Reviews

Snow White & the Seven Dwarfs (Stevenage, Gordon Craig Theatre)

The new version of Snow White and the Seven Dwarfs by Chris Jordan and Ian Marr has enough elements familiar from the Disney animated classic to please the traditionalists (and small children can be even more traditionalist than their elders!) with some quite clever up-dating. The two principals – Katie Rowley-Jones in the title role and Daniel Boys as Prince Simon – have good voices and engaging personalities; you feel that they hardly need Fairy Goodapple (Clare Rickard as a very Mummerset sprite) to keep them on the path to eventual wedded bliss.

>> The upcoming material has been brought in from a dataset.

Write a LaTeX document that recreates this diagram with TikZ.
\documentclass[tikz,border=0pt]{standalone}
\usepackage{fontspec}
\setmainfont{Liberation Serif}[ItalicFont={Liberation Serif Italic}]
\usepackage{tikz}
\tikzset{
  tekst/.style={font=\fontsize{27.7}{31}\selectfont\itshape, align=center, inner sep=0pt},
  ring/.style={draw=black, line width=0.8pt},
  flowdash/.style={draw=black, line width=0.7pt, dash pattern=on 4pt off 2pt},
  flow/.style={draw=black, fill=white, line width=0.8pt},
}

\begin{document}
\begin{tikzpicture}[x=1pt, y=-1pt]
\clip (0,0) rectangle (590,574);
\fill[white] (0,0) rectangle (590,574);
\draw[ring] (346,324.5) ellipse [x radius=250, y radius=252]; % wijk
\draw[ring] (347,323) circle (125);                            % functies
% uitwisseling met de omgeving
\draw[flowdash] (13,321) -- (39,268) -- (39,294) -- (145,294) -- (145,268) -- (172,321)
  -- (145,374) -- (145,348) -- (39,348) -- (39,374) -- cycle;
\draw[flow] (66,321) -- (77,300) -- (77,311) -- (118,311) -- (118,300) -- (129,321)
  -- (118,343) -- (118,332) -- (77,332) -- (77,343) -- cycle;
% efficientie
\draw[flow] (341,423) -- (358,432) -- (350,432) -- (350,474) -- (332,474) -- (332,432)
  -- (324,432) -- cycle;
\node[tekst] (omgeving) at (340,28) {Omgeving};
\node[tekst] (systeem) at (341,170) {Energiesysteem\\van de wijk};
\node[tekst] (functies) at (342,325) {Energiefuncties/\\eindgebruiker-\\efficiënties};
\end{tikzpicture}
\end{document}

But it is Sue Holderness as the most boo-able of Wicked Queens and Paul Laidlaw as Dame Dolores Dingbat (aka Dolly) who dominate the evening. Holderness can put over a song-and-dance number with the same assuredness as she consults her magic mirror and carries out her various felonies. Laidlaw, who also directs, is a warm Dame, snapping in and out of a fine array of costumes and dragging up nicely for the show-stopping “Diamonds are a girl’s best friend” number. Chris Clarkson is Herbie, the vegetarian huntsman and Dolly’s hapless son.

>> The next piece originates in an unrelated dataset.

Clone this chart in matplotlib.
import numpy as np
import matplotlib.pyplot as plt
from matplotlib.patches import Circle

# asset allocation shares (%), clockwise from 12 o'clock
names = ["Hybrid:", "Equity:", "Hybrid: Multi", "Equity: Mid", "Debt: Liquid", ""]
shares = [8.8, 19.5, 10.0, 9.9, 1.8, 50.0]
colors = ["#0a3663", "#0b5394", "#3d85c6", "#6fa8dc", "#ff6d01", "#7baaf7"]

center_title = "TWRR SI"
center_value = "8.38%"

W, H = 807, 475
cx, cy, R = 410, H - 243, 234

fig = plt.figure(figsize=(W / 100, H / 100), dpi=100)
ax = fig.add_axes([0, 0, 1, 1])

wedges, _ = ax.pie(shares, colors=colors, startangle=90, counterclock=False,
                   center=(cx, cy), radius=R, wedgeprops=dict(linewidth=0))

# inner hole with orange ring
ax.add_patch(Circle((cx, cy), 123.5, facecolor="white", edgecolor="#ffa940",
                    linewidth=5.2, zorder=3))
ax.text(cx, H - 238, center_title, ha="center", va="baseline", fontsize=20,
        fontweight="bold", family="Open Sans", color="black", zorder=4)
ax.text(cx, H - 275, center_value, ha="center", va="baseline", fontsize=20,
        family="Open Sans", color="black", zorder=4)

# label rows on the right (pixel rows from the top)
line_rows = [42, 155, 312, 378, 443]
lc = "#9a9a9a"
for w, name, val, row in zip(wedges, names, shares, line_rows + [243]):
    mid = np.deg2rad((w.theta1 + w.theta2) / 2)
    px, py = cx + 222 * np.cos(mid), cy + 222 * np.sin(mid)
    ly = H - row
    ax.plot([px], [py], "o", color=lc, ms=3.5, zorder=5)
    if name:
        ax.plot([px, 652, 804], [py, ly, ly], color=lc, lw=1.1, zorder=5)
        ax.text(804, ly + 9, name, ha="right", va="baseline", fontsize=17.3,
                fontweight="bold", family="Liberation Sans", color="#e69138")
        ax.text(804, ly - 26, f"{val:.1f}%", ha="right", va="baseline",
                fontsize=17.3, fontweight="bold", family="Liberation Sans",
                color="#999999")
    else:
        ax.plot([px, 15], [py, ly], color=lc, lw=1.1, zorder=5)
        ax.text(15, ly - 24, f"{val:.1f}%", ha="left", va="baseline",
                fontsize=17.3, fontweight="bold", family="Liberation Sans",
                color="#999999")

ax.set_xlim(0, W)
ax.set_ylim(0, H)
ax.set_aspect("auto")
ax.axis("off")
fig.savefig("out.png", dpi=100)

Some of the favourite elements of panto are there – the kitchen scene, the McGuffin in the corner, the song-sheet, “it’s behind you!” and so on, but they never last long enough to distract from the actual story. The Magnificent Seven play Snow White’s small helpers with a very funny Dad’s Army routine and look like a shoal of miniature Henry VIIIs for the walk-down. The sets, both full-stage and against painted drops, look good with some excellent effects and the costumes are in attractive colours, predominantly greens and purple with crimson and gold for the finale.